東京大学大学院医学系研究科の小林廉毅教授らの研究グループが過去30年間の国内職業別死亡率格差と死因を調べたところ、男性の死亡率が管理職を除いてすべて低下傾向にあることが分かった。事務職や公務員で大きな低下が見られる一方、農林業や漁業従事者の減少幅は小さく、職業間の格差が広がっていることも明らかになった。
東京大学によると、研究グループには筑波大学、国立保健医療科学院、早稲田大学の研究者も参加した。人口動態統計職業・産業別調査の匿名化済みデータを用い、30~59歳の日本人男女について職業を管理職、事務職、公務員、建設作業者、運輸運転従事者、サービス職従事者など12に分類、1980年から2010年までの職業別年齢調整死亡率を5年ごとに算出した。
男性の職業別死亡率は管理職以外すべてで減少し、事務職と公務員の低下が特に著しかった。その一方で相対的な死亡率が管理職、農林業従事者、漁業従事者、サービス職従事者で拡大していた。

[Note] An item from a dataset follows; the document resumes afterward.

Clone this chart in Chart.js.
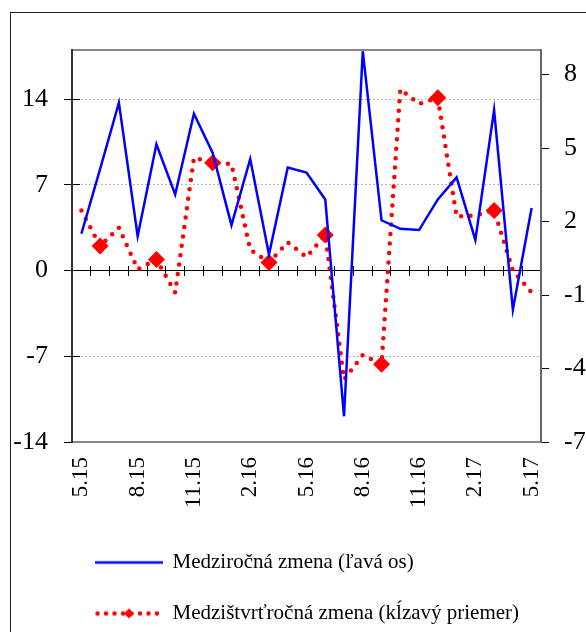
<!DOCTYPE html>
<html><head><meta charset="utf-8">
<script src="https://cdn.jsdelivr.net/npm/chart.js@4.4.1/dist/chart.umd.min.js"></script>
<style>
html,body{margin:0;padding:0;background:#fff;overflow:hidden;width:586px;height:632px;}
#frame{position:absolute;left:10px;top:12px;width:700px;height:700px;border:1px solid #222;box-sizing:border-box;}
#c{position:absolute;left:0;top:0;}
</style></head><body>
<div id="frame"></div>
<canvas id="c" width="586" height="634"></canvas>
<script>
// ---- data ----
const months = ['5.15','6.15','7.15','8.15','9.15','10.15','11.15','12.15','1.16','2.16','3.16','4.16',
                '5.16','6.16','7.16','8.16','9.16','10.16','11.16','12.16','1.17','2.17','3.17','4.17','5.17'];
const yoyChange = [3.0, 8.3, 13.7, 2.8, 10.3, 6.2, 12.8, 9.6, 3.7, 9.1, 1.3, 8.4,
                   8.0, 5.8, -11.9, 17.9, 4.1, 3.4, 3.3, 5.8, 7.6, 2.5, 13.1, -3.2, 5.1];
const qoqChange = [2.45, 1.0, 1.75, 0.05, 0.45, -0.9, 4.6, 4.4, 4.35, 0.85, 0.33, 1.15,
                   0.55, 1.45, -4.45, -3.45, -3.83, 7.4, 6.8, 7.05, 2.2, 2.25, 2.45, 0.0, -0.9];
const leftTicks = [-14, -7, 0, 7, 14];
const rightTicks = [-7, -4, -1, 2, 5, 8];
const seriesNames = ['Medziročná zmena (ľavá os)', 'Medzištvrťročná zmena (kĺzavý priemer)'];

const FAMILY = 'Liberation Serif';
const labelEvery = 3;

function lineSample() {
  const c = document.createElement('canvas'); c.width = 74; c.height = 14;
  const g = c.getContext('2d');
  g.strokeStyle = '#0000ff'; g.lineWidth = 2.5;
  g.beginPath(); g.moveTo(0, 7); g.lineTo(68, 7); g.stroke();
  return c;
}
function dotSample() {
  const c = document.createElement('canvas'); c.width = 74; c.height = 14;
  const g = c.getContext('2d');
  g.strokeStyle = '#ff0000'; g.lineWidth = 4.5; g.lineCap = 'round'; g.setLineDash([0, 8.5]);
  g.beginPath(); g.moveTo(2.5, 7); g.lineTo(64, 7); g.stroke();
  g.setLineDash([]); g.fillStyle = '#ff0000';
  g.beginPath(); g.moveTo(29, 7); g.lineTo(34, 2); g.lineTo(39, 7); g.lineTo(34, 12); g.closePath(); g.fill();
  return c;
}
const legendSamples = [lineSample(), dotSample()];

const zeroTickColor = ctx => (ctx.index === undefined ? 'rgba(0,0,0,0)' : '#000');

new Chart(document.getElementById('c'), {
  type: 'line',
  data: {
    labels: months,
    datasets: [
      { label: seriesNames[0], data: yoyChange, yAxisID: 'y', xAxisID: 'x',
        borderColor: '#0000ff', backgroundColor: '#0000ff', borderWidth: 2.5,
        pointRadius: 0, tension: 0, fill: false },
      { label: seriesNames[1], data: qoqChange, yAxisID: 'y1', xAxisID: 'x',
        borderColor: '#ff0000', backgroundColor: '#ff0000', borderWidth: 4.5,
        borderDash: [0, 9.5], borderCapStyle: 'round',
        pointStyle: 'rectRot', pointRadius: ctx => (ctx.dataIndex % 3 === 1 ? 8.5 : 0),
        pointBorderWidth: 0, pointBackgroundColor: '#ff0000', tension: 0, fill: false }
    ]
  },
  options: {
    responsive: false, animation: false, events: [],
    layout: {padding: {top: 50, left: 0, right: 0, bottom: 0}},
    plugins: {
      tooltip: {enabled: false},
      legend: {
        position: 'bottom', align: 'start', fullSize: false,
        labels: {
          usePointStyle: true, pointStyleWidth: 60, padding: 30,
          color: '#000', font: {family: FAMILY, size: 21},
          generateLabels: chart => {
            const items = Chart.defaults.plugins.legend.labels.generateLabels(chart);
            items.forEach((it, i) => { it.pointStyle = legendSamples[i]; });
            return items;
          }
        }
      }
    },
    scales: {
      x: {
        type: 'category', position: 'bottom', offset: true,
        grid: {display: false, drawTicks: false, offset: true},
        border: {display: true, color: '#888', width: 2},
        ticks: {autoSkip: false, maxRotation: 90, minRotation: 90, padding: 15, color: '#000',
                font: {family: FAMILY, size: 23},
                callback: (v, i) => (i % labelEvery === 0 ? months[i] : '')},
        afterFit: s => { s.height = 80; }
      },
      xTop: {
        type: 'category', position: 'top', offset: true,
        grid: {display: false, drawTicks: false},
        border: {display: true, color: '#888', width: 2},
        ticks: {display: false},
        afterFit: s => { s.height = 0; }
      },
      xZero: {
        type: 'category', axis: 'x', position: {y: 0}, offset: true,
        grid: {offset: true, drawOnChartArea: false, drawTicks: true, tickLength: 5, tickWidth: 1, tickColor: zeroTickColor},
        border: {display: true, color: '#000', width: 1},
        ticks: {display: false}
      },
      xZeroUp: {
        type: 'category', axis: 'x', position: {y: 0}, offset: true,
        grid: {offset: true, drawOnChartArea: false, drawTicks: true, tickLength: -5, tickWidth: 1, tickColor: zeroTickColor},
        border: {display: false},
        ticks: {display: false}
      },
      y: {
        type: 'linear', position: 'left', min: -14, max: 18,
        afterBuildTicks: s => { s.ticks = leftTicks.map(v => ({value: v})); },
        grid: {
          color: ctx => (ctx.tick && ctx.tick.value !== 0 && ctx.tick.value !== leftTicks[0] ? '#b8b8b8' : 'rgba(0,0,0,0)'),
          lineWidth: 1, tickLength: 8, tickColor: '#000', tickWidth: 1
        },
        border: {display: true, color: '#333', width: 2, dash: [2, 2]},
        ticks: {padding: 16, color: '#000', font: {family: FAMILY, size: 26}},
        afterFit: s => { s.width = 72; }
      },
      yIn: {
        type: 'linear', axis: 'y', position: {x: -0.5}, min: -14, max: 18,
        afterBuildTicks: s => { s.ticks = leftTicks.map(v => ({value: v})); },
        grid: {drawOnChartArea: false, drawTicks: true, tickLength: -8, tickColor: '#000', tickWidth: 1},
        border: {display: false},
        ticks: {display: false}
      },
      y1: {
        type: 'linear', position: 'right', min: -7, max: 9,
        afterBuildTicks: s => { s.ticks = rightTicks.map(v => ({value: v})); },
        grid: {drawOnChartArea: false, tickLength: 8, tickColor: '#000', tickWidth: 1},
        border: {display: true, color: '#666', width: 2},
        ticks: {padding: 15, color: '#000', font: {family: FAMILY, size: 26}},
        afterFit: s => { s.width = 45; }
      }
    }
  }
});
</script>
</body></html>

死因では、がんや脳血管疾患による死亡の減少が死亡率を引き下げたものの、自殺が格差を拡大させている。女性は職業間の死亡率格差が小さく、格差が解消される傾向が見られた。
研究グループは死亡率が高い職業で主な死因となっている自殺やがんの予防対策を推進する必要があるとみている。研究結果は国際医学誌「BMJオープン」の電子版に掲載された。